* Recorded information

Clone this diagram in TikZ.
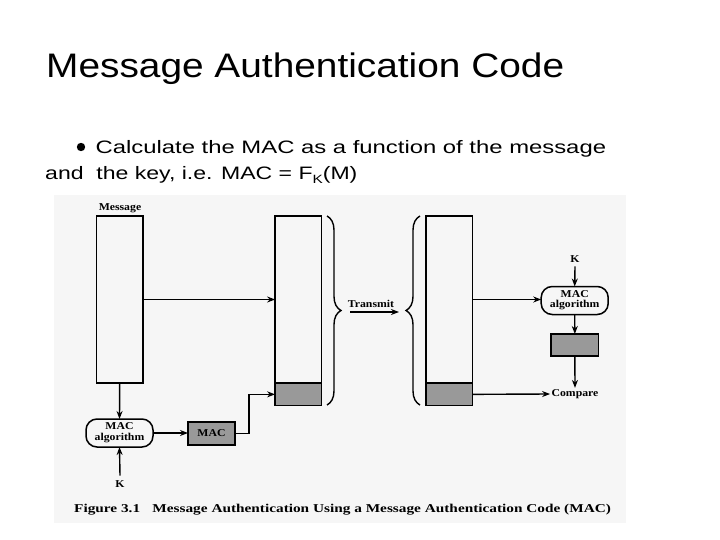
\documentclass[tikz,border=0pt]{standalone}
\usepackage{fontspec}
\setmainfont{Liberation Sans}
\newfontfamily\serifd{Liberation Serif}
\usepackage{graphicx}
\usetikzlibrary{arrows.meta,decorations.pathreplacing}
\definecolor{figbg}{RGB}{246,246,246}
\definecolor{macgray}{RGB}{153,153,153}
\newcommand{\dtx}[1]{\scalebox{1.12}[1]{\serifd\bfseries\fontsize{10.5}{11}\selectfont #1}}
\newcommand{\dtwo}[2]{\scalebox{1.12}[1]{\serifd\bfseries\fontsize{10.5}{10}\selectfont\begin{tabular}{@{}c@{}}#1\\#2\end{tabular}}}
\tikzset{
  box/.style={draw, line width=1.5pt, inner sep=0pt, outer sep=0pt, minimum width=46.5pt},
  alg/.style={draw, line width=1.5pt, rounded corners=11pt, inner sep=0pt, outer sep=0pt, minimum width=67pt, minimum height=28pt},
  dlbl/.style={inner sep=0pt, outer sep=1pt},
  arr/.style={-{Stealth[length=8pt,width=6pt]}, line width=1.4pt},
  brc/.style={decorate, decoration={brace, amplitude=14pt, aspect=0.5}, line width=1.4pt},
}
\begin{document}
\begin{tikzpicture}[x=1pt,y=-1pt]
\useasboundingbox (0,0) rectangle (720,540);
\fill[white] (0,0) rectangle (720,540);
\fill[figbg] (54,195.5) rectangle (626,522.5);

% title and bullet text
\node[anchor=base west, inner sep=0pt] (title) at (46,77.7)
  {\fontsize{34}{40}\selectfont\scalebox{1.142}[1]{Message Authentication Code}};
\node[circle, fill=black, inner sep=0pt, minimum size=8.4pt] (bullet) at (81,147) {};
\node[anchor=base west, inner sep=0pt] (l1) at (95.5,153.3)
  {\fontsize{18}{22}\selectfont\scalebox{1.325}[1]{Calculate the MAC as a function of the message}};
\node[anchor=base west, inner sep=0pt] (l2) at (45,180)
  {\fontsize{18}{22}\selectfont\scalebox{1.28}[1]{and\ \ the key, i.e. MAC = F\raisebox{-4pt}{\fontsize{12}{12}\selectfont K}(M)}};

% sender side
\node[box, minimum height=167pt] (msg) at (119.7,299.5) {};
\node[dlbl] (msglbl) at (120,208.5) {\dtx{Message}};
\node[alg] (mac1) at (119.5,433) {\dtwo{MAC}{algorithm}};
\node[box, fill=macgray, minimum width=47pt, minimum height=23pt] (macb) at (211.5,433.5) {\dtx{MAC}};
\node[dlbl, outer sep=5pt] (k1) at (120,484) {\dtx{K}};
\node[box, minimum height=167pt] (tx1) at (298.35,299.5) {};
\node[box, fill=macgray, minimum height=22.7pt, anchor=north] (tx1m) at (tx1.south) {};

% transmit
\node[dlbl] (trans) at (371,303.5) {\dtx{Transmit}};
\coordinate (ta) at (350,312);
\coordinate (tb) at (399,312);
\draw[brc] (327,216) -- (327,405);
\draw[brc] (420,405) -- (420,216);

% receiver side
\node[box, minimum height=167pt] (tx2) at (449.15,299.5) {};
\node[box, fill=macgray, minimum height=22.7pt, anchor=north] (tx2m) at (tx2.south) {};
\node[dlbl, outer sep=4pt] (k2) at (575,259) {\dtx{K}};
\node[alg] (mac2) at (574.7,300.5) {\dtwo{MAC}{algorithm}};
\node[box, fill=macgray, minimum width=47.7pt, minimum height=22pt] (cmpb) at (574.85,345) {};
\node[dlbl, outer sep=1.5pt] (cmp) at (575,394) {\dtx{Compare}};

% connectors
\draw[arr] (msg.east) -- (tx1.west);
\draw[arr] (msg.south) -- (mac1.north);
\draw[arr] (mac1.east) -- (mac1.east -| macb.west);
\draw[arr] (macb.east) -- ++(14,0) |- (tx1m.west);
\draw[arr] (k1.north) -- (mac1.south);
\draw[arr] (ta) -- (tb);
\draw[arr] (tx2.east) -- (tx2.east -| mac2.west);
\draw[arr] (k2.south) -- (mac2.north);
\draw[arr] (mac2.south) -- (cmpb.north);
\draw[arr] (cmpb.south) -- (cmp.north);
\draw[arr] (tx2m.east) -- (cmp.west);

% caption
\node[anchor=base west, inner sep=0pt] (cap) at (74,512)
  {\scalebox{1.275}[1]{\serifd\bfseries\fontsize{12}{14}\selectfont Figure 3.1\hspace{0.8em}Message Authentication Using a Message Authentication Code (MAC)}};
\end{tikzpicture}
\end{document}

* Given task
Omit the pictures, then output the rest of the listing exactly.

* Solution for this problem
Clone this diagram in TikZ.
\documentclass[tikz,border=0pt]{standalone}
\usepackage{fontspec}
\setmainfont{Liberation Sans}
\newfontfamily\serifd{Liberation Serif}
\usepackage{graphicx}
\usetikzlibrary{arrows.meta,decorations.pathreplacing}
\definecolor{figbg}{RGB}{246,246,246}
\definecolor{macgray}{RGB}{153,153,153}
\newcommand{\dtx}[1]{\scalebox{1.12}[1]{\serifd\bfseries\fontsize{10.5}{11}\selectfont #1}}
\newcommand{\dtwo}[2]{\scalebox{1.12}[1]{\serifd\bfseries\fontsize{10.5}{10}\selectfont\begin{tabular}{@{}c@{}}#1\\#2\end{tabular}}}
\tikzset{
  box/.style={draw, line width=1.5pt, inner sep=0pt, outer sep=0pt, minimum width=46.5pt},
  alg/.style={draw, line width=1.5pt, rounded corners=11pt, inner sep=0pt, outer sep=0pt, minimum width=67pt, minimum height=28pt},
  dlbl/.style={inner sep=0pt, outer sep=1pt},
  arr/.style={-{Stealth[length=8pt,width=6pt]}, line width=1.4pt},
  brc/.style={decorate, decoration={brace, amplitude=14pt, aspect=0.5}, line width=1.4pt},
}
\begin{document}
\begin{tikzpicture}[x=1pt,y=-1pt]
\useasboundingbox (0,0) rectangle (720,540);
\fill[white] (0,0) rectangle (720,540);
\fill[figbg] (54,195.5) rectangle (626,522.5);

% title and bullet text
\node[anchor=base west, inner sep=0pt] (title) at (46,77.7)
  {\fontsize{34}{40}\selectfont\scalebox{1.142}[1]{Message Authentication Code}};
\node[circle, fill=black, inner sep=0pt, minimum size=8.4pt] (bullet) at (81,147) {};
\node[anchor=base west, inner sep=0pt] (l1) at (95.5,153.3)
  {\fontsize{18}{22}\selectfont\scalebox{1.325}[1]{Calculate the MAC as a function of the message}};
\node[anchor=base west, inner sep=0pt] (l2) at (45,180)
  {\fontsize{18}{22}\selectfont\scalebox{1.28}[1]{and\ \ the key, i.e. MAC = F\raisebox{-4pt}{\fontsize{12}{12}\selectfont K}(M)}};

% sender side
\node[box, minimum height=167pt] (msg) at (119.7,299.5) {};
\node[dlbl] (msglbl) at (120,208.5) {\dtx{Message}};
\node[alg] (mac1) at (119.5,433) {\dtwo{MAC}{algorithm}};
\node[box, fill=macgray, minimum width=47pt, minimum height=23pt] (macb) at (211.5,433.5) {\dtx{MAC}};
\node[dlbl, outer sep=5pt] (k1) at (120,484) {\dtx{K}};
\node[box, minimum height=167pt] (tx1) at (298.35,299.5) {};
\node[box, fill=macgray, minimum height=22.7pt, anchor=north] (tx1m) at (tx1.south) {};

% transmit
\node[dlbl] (trans) at (371,303.5) {\dtx{Transmit}};
\coordinate (ta) at (350,312);
\coordinate (tb) at (399,312);
\draw[brc] (327,216) -- (327,405);
\draw[brc] (420,405) -- (420,216);

% receiver side
\node[box, minimum height=167pt] (tx2) at (449.15,299.5) {};
\node[box, fill=macgray, minimum height=22.7pt, anchor=north] (tx2m) at (tx2.south) {};
\node[dlbl, outer sep=4pt] (k2) at (575,259) {\dtx{K}};
\node[alg] (mac2) at (574.7,300.5) {\dtwo{MAC}{algorithm}};
\node[box, fill=macgray, minimum width=47.7pt, minimum height=22pt] (cmpb) at (574.85,345) {};
\node[dlbl, outer sep=1.5pt] (cmp) at (575,394) {\dtx{Compare}};

% connectors
\draw[arr] (msg.east) -- (tx1.west);
\draw[arr] (msg.south) -- (mac1.north);
\draw[arr] (mac1.east) -- (mac1.east -| macb.west);
\draw[arr] (macb.east) -- ++(14,0) |- (tx1m.west);
\draw[arr] (k1.north) -- (mac1.south);
\draw[arr] (ta) -- (tb);
\draw[arr] (tx2.east) -- (tx2.east -| mac2.west);
\draw[arr] (k2.south) -- (mac2.north);
\draw[arr] (mac2.south) -- (cmpb.north);
\draw[arr] (cmpb.south) -- (cmp.north);
\draw[arr] (tx2m.east) -- (cmp.west);

% caption
\node[anchor=base west, inner sep=0pt] (cap) at (74,512)
  {\scalebox{1.275}[1]{\serifd\bfseries\fontsize{12}{14}\selectfont Figure 3.1\hspace{0.8em}Message Authentication Using a Message Authentication Code (MAC)}};
\end{tikzpicture}
\end{document}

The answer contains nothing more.